Ruby gem for geoencoding IATI activities based on their description.
This module parses a body of unstructured text, pulls out all city and region names, and geo-encodes them.
require 'text_geocoder'
contents = File.open("myIATI.xml", "rb").read
# returns json
puts TextGeocoder::geocode(contents, format: :json)
# returns ruby array
puts TextGeocoder::geocode(contents)
geocode(contents, options={})
contents: IATI xml string.
options:
- format: json # otherwise returns ruby object.
json array of IATI uids, array of gps co-ords, and a level of precision
[
{
uid: project id
positions: {
[{
location: CapitalWord | CountryName
lat: 45.2323
lng: 34.5346,
address: “”
},...
]
}
precision: country | none | region-or-city
},...
]
- Read the project description and country code.
- Pull out all of the capital letter words from the description.
- Ignore words that are all capital letters, these are just acronyms.
- Try to keep hyphenated words together and groups of capital letter words. (Saint-Joseph or Addis Abbaba)
- Compare these words to a white list of cities and regions of the world, courtesy of GeoNames.org
- Take our remaining list and pass them to Google to be geocoded.
- Throw out any geocoded results that aren’t in the parent country or don’t contain the keyword we sent in.
- If we only have a single successful result we can be confident this is where the project is.

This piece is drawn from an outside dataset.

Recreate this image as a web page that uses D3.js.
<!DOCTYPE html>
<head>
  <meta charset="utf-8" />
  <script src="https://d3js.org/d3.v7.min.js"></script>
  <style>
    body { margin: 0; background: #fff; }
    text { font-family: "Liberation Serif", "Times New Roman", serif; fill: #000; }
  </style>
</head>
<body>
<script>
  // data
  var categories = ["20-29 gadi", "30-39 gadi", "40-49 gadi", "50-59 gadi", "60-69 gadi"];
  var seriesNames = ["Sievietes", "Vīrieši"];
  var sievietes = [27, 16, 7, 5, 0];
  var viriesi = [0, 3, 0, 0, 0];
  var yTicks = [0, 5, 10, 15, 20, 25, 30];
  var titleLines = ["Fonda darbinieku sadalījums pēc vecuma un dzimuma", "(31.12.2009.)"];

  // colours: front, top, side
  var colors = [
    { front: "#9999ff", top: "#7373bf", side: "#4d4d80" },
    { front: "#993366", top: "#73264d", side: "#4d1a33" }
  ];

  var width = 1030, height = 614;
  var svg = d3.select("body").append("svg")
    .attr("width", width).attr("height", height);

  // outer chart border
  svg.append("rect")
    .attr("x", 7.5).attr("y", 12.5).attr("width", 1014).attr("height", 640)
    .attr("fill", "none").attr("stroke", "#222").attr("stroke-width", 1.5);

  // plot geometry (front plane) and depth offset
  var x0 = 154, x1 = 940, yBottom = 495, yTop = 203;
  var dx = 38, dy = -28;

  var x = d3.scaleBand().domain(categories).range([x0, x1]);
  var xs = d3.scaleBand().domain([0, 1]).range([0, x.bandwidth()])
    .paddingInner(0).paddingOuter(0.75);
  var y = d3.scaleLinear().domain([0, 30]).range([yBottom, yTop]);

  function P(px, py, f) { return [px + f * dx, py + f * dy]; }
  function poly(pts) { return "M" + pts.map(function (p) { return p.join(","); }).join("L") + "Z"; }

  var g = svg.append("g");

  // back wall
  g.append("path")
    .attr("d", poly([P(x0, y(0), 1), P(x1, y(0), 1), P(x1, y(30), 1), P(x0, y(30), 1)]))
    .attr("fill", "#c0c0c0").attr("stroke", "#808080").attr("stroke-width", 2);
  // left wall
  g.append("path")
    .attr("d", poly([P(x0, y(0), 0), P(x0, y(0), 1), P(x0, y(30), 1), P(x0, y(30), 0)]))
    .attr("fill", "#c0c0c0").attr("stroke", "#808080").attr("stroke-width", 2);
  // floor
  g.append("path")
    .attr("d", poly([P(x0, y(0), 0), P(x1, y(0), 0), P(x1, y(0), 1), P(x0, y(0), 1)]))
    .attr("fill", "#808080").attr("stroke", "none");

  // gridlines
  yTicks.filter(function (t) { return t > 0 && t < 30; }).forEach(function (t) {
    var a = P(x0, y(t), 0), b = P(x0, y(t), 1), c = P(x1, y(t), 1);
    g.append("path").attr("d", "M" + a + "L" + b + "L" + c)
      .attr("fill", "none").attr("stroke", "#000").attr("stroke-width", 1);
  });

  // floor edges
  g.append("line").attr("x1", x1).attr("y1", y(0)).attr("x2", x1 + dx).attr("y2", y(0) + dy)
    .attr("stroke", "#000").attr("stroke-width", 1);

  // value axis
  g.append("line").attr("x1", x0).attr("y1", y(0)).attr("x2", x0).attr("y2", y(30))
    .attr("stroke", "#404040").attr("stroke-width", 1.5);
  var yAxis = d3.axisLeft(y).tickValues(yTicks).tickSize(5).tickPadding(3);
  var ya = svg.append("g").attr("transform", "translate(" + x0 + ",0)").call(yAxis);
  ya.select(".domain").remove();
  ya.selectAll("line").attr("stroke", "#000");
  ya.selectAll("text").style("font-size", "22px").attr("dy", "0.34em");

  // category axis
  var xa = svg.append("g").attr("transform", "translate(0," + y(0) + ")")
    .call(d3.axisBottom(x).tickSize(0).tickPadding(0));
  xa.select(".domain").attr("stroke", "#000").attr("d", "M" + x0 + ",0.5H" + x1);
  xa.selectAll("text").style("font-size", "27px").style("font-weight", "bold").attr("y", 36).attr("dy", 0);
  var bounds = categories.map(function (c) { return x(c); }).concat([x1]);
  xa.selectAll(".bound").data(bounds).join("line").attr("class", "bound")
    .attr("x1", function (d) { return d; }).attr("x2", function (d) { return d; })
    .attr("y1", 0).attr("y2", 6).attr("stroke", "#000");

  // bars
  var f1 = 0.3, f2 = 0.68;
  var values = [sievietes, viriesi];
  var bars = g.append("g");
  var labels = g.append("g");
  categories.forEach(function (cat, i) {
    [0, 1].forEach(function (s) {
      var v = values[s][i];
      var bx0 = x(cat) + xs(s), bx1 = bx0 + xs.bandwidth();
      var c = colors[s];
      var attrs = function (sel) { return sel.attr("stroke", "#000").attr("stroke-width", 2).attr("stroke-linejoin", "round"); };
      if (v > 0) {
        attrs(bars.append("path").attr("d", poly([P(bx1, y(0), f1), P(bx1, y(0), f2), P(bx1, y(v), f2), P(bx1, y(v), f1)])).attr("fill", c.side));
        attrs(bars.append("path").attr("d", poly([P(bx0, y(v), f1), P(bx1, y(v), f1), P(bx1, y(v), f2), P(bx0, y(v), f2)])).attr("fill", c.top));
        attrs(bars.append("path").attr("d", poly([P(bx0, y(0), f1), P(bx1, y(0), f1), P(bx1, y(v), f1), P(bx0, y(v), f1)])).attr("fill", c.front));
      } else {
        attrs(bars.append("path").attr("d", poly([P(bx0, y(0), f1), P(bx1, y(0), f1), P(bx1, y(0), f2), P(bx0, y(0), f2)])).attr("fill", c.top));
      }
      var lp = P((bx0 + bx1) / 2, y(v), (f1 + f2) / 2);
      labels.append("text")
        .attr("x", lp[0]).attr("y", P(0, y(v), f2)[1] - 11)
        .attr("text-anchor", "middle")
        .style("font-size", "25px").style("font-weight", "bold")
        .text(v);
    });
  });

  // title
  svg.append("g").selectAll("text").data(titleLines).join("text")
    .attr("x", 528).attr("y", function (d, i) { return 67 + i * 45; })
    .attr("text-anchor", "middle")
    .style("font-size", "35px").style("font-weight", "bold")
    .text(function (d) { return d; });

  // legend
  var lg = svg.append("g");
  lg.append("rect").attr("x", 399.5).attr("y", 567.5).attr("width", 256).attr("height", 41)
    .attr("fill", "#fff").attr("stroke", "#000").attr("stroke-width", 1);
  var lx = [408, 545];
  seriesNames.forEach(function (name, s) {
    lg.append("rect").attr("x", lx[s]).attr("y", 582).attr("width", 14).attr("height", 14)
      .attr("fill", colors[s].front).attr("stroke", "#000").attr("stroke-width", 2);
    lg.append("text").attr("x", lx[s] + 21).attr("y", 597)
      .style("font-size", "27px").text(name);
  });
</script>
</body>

If we have multiple results we can’t be too sure, return an array of results, if no results are found fall back to the country’s co-ordinates.

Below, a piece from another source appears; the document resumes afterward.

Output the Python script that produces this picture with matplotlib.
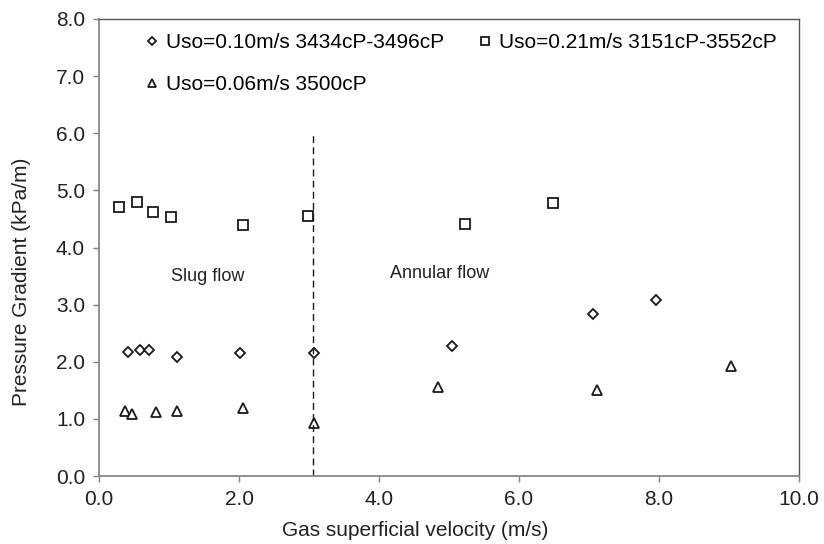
import numpy as np
import matplotlib
matplotlib.use("Agg")
import matplotlib.pyplot as plt

plt.rcParams['font.family'] = ['Liberation Sans', 'DejaVu Sans']

# Uso = 0.10 m/s, 3434-3496 cP
vsg_010 = [0.42, 0.58, 0.72, 1.12, 2.02, 3.07, 5.04, 7.06, 7.96]
dpdx_010 = [2.17, 2.21, 2.20, 2.09, 2.15, 2.15, 2.28, 2.84, 3.08]

# Uso = 0.21 m/s, 3151-3552 cP
vsg_021 = [0.29, 0.54, 0.77, 1.03, 2.06, 2.99, 5.23, 6.48]
dpdx_021 = [4.71, 4.80, 4.63, 4.53, 4.40, 4.56, 4.41, 4.78]

# Uso = 0.06 m/s, 3500 cP
vsg_006 = [0.37, 0.47, 0.81, 1.11, 2.05, 3.07, 4.84, 7.12, 9.03]
dpdx_006 = [1.14, 1.08, 1.12, 1.14, 1.19, 0.93, 1.56, 1.50, 1.92]

# slug / annular transition
transition_vsg = 3.06
transition_top = 6.0

fig = plt.figure(figsize=(8.24, 5.44), dpi=100)
ax = fig.add_axes([99 / 824, 68 / 544, 700 / 824, 457 / 544])

mk = dict(linestyle='none', markerfacecolor='white', markeredgecolor='#1a1a1a',
          markeredgewidth=1.3)
ax.plot(vsg_010, dpdx_010, marker='D', markersize=5, label='Uso=0.10m/s 3434cP-3496cP', **mk)
ax.plot(vsg_006, dpdx_006, marker='^', markersize=7.5, label='Uso=0.06m/s 3500cP', **mk)
ax.plot(vsg_021, dpdx_021, marker='s', markersize=7.5, label='Uso=0.21m/s 3151cP-3552cP', **mk)

ax.plot([transition_vsg, transition_vsg], [0, transition_top], color='#1a1a1a',
        linewidth=1.0, linestyle=(0, (5, 3)))

ax.text(1.03, 3.5, 'Slug flow', fontsize=13, va='center', ha='left', color='#222222')
ax.text(4.16, 3.54, 'Annular flow', fontsize=13, va='center', ha='left', color='#222222')

ax.set_xlim(0, 10)
ax.set_ylim(0, 8)
ax.set_xticks(np.arange(0, 10.1, 2))
ax.set_yticks(np.arange(0, 8.1, 1))
ax.xaxis.set_major_formatter(matplotlib.ticker.FormatStrFormatter('%.1f'))
ax.yaxis.set_major_formatter(matplotlib.ticker.FormatStrFormatter('%.1f'))
ax.tick_params(direction='out', length=4, width=1, color='#808080',
               labelsize=15, labelcolor='#222222', pad=6)

for side in ['left', 'bottom']:
    ax.spines[side].set_color('#888888')
    ax.spines[side].set_linewidth(1.3)
for side in ['top', 'right']:
    ax.spines[side].set_color('#555555')
    ax.spines[side].set_linewidth(1.0)

fig.text(415 / 824, 1 - 530 / 544, 'Gas superficial velocity (m/s)', fontsize=15,
         ha='center', va='center', color='#222222')
fig.text(22 / 824, 1 - 282 / 544, 'Pressure Gradient (kPa/m)', fontsize=15,
         rotation=90, ha='center', va='center', color='#222222')

ax.legend(loc='upper left', bbox_to_anchor=(0.067, 0.969), ncol=2, frameon=False,
          fontsize=15, markerscale=0.75, handlelength=0.6, handletextpad=0.35,
          columnspacing=1.7, labelspacing=1.1, borderpad=0, borderaxespad=0)

fig.savefig('out.png', dpi=100)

- Return a json object with the original unique id, and gps co-ordinates.
David Rust-Smith, Paulo, Berk, Phil
- Currently the total count of # countries, #not found, and # city region is appended as last element of array. Should instead be outside fo the array.
- Return amd1 or amd2 precision info.
- Some code was lost during last second revert for our pitch. Try to find and carry it back over.